Wednesday, February 29, 2012

Lapidot - Rewriting history

Aharon Lapidot..
Israel Hayom..
28 February '12..

This week we commemorate 20 years since the passing of Menachem Begin. Channel 2’s senior commentator, Amnon Abramovich, took the opportunity this week in particular to poke holes in one of the late prime minister’s most accomplished military operations: the June 1981 bombing of the Iraqi nuclear reactor.

Abramovich said (and I paraphrase) that it wasn’t our air force that put an end to Iraq’s nuclear program, but rather the American invasion of Iraq 10 years later (Operation Desert Storm in 1991). He went so far as to say that the attack on Osirak backfired against Israel, leading to international condemnation and even achieving the opposite of Israel’s goal because Iraq actually accelerated its nuclear armament as a result.

First, the facts: After the attack, Iraq never successfully developed nuclear weapons. The reactor destroyed by the air force was never rebuilt. Iraq had aimed to do so. France hesitantly agreed to help, but political and funding problems shelved the plans. During the Persian Gulf War in 1991, the U.S. merely bombed the reactor’s dusty ruins, which had stood undisturbed for a decade.

Then U.S. Defense Secretary Dick Cheney even sent a satellite photo of the bombed-out nuclear installation to Israeli Ambassador to the U.S. David Ivry, who had commanded the attack on the Iraqi reactor. The message read, “With thanks and appreciation, you made our mission in Desert Storm easier.”

So what happened? Abramovich based his analysis, apparently, on the testimony of a few Iraqi scientists (such as Khidir Hamza), who have claimed that after the Israeli attack an enraged Saddam Hussein ordered that his country’s nuclear program become military and covert, and that uranium be enriched using centrifuges. A few such centrifuges were indeed found in Iraq. The Iraqi nuclear program, however, was for all intents and purposes, dead. Not so much as the tail-end of a single bomb was produced. Saddam instead invested his efforts in Canadian scientist Gerald Bull’s Super-Gun project, enhancing the range and accuracy of his Scud missile arsenal, as well as developing chemical weapons, which were never employed in the First Gulf War.

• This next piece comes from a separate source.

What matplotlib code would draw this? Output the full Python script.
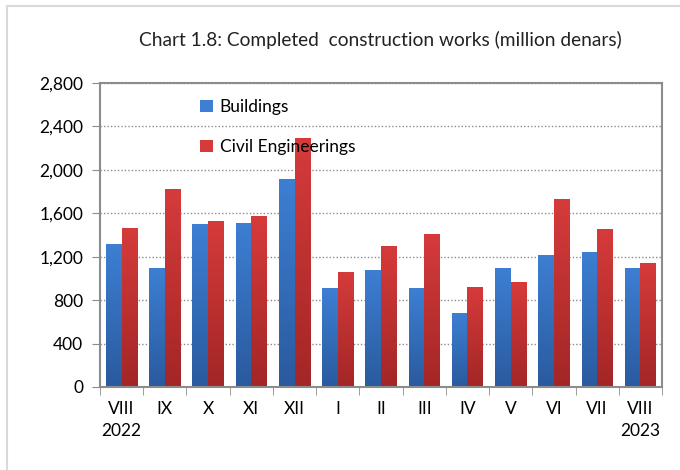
import numpy as np
import matplotlib
matplotlib.use('Agg')
import matplotlib.pyplot as plt
from matplotlib.patches import Rectangle
from matplotlib.colors import LinearSegmentedColormap

months = ['VIII\n2022', 'IX', 'X', 'XI', 'XII', 'I', 'II', 'III', 'IV', 'V', 'VI', 'VII', 'VIII\n2023']
buildings = [1313, 1095, 1498, 1513, 1913, 909, 1080, 909, 678, 1095, 1218, 1248, 1095]
civil = [1467, 1820, 1529, 1575, 2296, 1063, 1298, 1406, 924, 971, 1728, 1452, 1140]

plt.rcParams['font.family'] = ['Lato', 'DejaVu Sans']

fig = plt.figure(figsize=(6.8, 4.7), dpi=100)
ax = fig.add_axes([0.147, 0.1766, 0.8265, 0.6468])

# outer chart border
fig.patches.append(Rectangle((7 / 680, -0.1), 1.2, 1 - 6 / 470 + 0.1, transform=fig.transFigure,
                             fill=False, edgecolor='#d9d9d9', linewidth=1.5))

x = np.arange(len(months))
w = 0.36


def gradient_bars(xs, heights, c_top, c_bot, label):
    bars = ax.bar(xs, heights, w, color=c_top, label=label, zorder=2)
    cmap = LinearSegmentedColormap.from_list('g', [c_bot, c_top])
    grad = np.linspace(0, 1, 256).reshape(-1, 1)
    for b in bars:
        bx, by = b.get_x(), b.get_y()
        bw, bh = b.get_width(), b.get_height()
        im = ax.imshow(grad, extent=[bx, bx + bw, by, by + bh], origin='lower', aspect='auto',
                       cmap=cmap, zorder=2.1)
        im.set_clip_path(b)
    return bars


gradient_bars(x - w / 2, buildings, '#3d7fd3', '#2a5a9e', 'Buildings')
gradient_bars(x + w / 2, civil, '#d63b3b', '#a32626', 'Civil Engineerings')

ax.set_xlim(-0.5, len(months) - 0.5)
ax.set_ylim(0, 2800)
ax.set_yticks(np.arange(0, 2801, 400))
ax.set_yticklabels([f'{v:,}' for v in range(0, 2801, 400)], fontsize=12.5)
ax.set_xticks(x)
ax.set_xticklabels(months, fontsize=12.5, linespacing=1.5)
ax.set_xticks(np.arange(-0.5, len(months), 1), minor=True)
ax.tick_params(axis='x', which='major', length=0, pad=10)
ax.tick_params(axis='x', which='minor', length=6, color='#8c8c8c', direction='out')
ax.tick_params(axis='y', length=6, color='#8c8c8c', direction='out', pad=6)

for v in range(400, 2801, 400):
    ax.axhline(v, color='#8c8c8c', linestyle=(0, (1, 1.5)), linewidth=1, zorder=1)

for s in ax.spines.values():
    s.set_color('#8c8c8c')
    s.set_linewidth(1.5)

leg = ax.legend(loc='upper left', bbox_to_anchor=(0.151, 0.998), frameon=False, fontsize=12.5,
                handlelength=0.7, handleheight=0.7, handletextpad=0.4, labelspacing=1.35)

fig.text(0.56, 0.915, 'Chart 1.8: Completed  construction works (million denars)',
         ha='center', va='center', fontsize=13.8, color='#222222')

fig.savefig('out.png', dpi=100)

Following the Second Gulf War – which aimed to neutralize weapons of mass destruction that Saddam Hussein had allegedly amassed in his warehouses – everyone involved, from President George W. Bush on down, was forced to admit in retrospect that no trace of such weapons could be found.

As for the condemnations, Israel was in fact censured from all directions, including from the U.N. and even the U.S, which had been left out of the operational loop and was caught off guard. The U.S. secretary of state went so far as to reportedly say, “Begin must have lost control of his senses.” Perhaps the sting of such remarks can be soothed if we remind ourselves that the person making them, Caspar Weinberger, was not exactly a true lover of Israel, and is responsible for Jonathan Pollard rotting in prison to this day.

Regardless, the only practical repercussions of these condemnations – and let’s be honest, Israel would have been rebuked even for air-dropping fine Swiss chocolate on the Iraqi reactor – amounted to a few months’ delay in the shipment of new F-16 fighter jets to Israel.

In 2005, former U.S. President Bill Clinton finally offered an honest assessment of the attack: “Looking back, I think Israel did a very good thing when it bombed the Iraqi nuclear reactor at Osirak,” he said.